# How do you balance the chemical equation: Fe+H_2O = Fe_3O_4+H_2?

Apr 28, 2016

$3 F e + 4 {H}_{2} O = F {e}_{3} {O}_{4} + 4 {H}_{2}$

#### Explanation:

The $F {e}_{3}$ in $F {e}_{3} {O}_{4}$ on the right implies that there must be some multiple of $3$ $F e$ on the left side.

Similarly the ${O}_{4}$ on the right side implies that there must be some multiple of $4$ ${H}_{2} O$ on the left side.

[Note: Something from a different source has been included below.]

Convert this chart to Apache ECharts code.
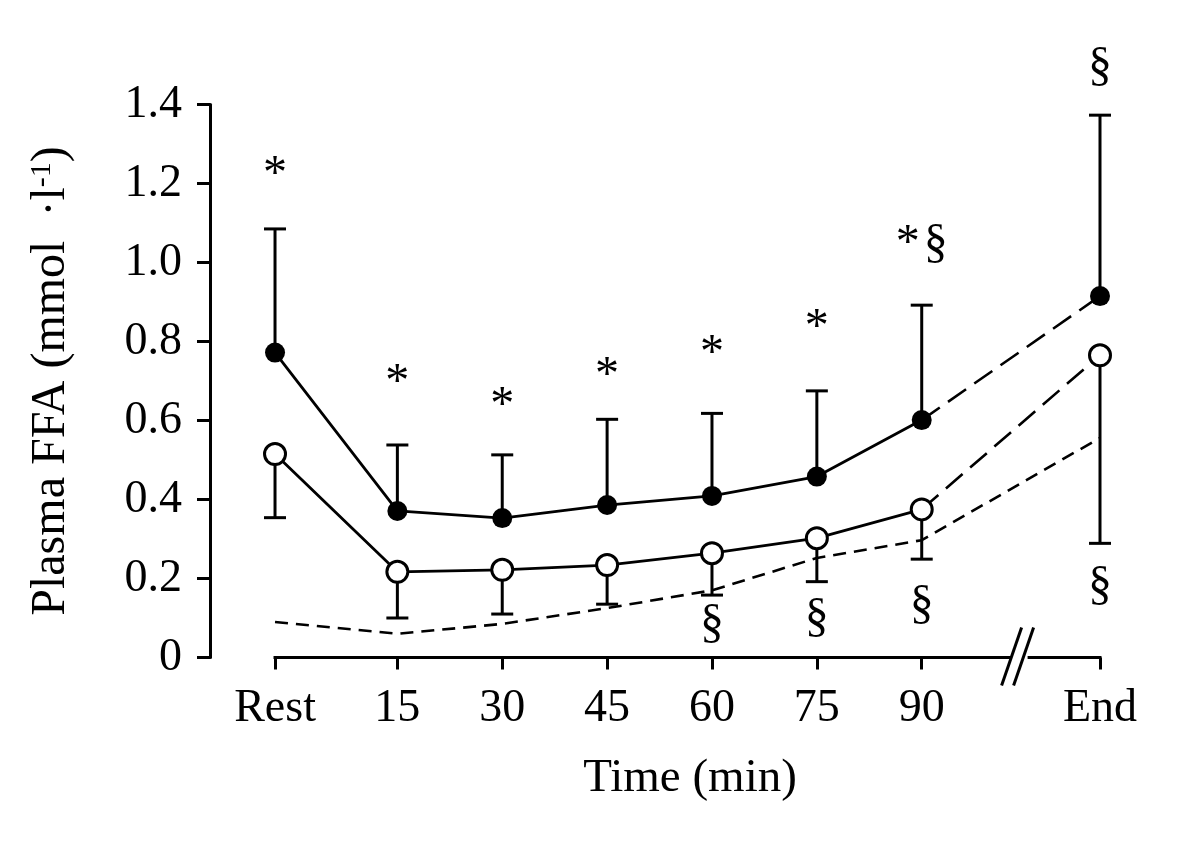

$\left(3 m\right) F e + \left(4 n\right) {H}_{2} O = \left(p\right) F {e}_{3} {O}_{4} + \left(q\right) {H}_{2}$

Since
$\textcolor{w h i t e}{\text{XXX}} \left(3 m\right) F e \rightarrow \left(m\right) F {e}_{3} {O}_{4}$ (there's no place else for the $F e$ to go)
and
$\textcolor{w h i t e}{\text{XXX}} \left(4 n\right) {H}_{2} O \rightarrow \left(n\right) F {e}_{3} {O}_{4}$ (there's no place else for the $O$ to go)
$\Rightarrow m = n$

Further
$\textcolor{w h i t e}{\text{XXX}} \left(4 n\right) {H}_{2} O \rightarrow \left(q\right) {H}_{2}$
$\Rightarrow q = 4 n$

Therefore we have
$\textcolor{w h i t e}{\text{XXX}} \left(3 n\right) F e + \left(4 n\right) {H}_{2} O = \left(n\right) F {e}_{3} {O}_{4} + \left(4 n\right) {H}_{2}$

Using the simplest version: $n = 1$ gives
$\textcolor{w h i t e}{\text{XXX}} 3 F e + 4 {H}_{2} O = F {e}_{3} {O}_{4} + 4 {H}_{2}$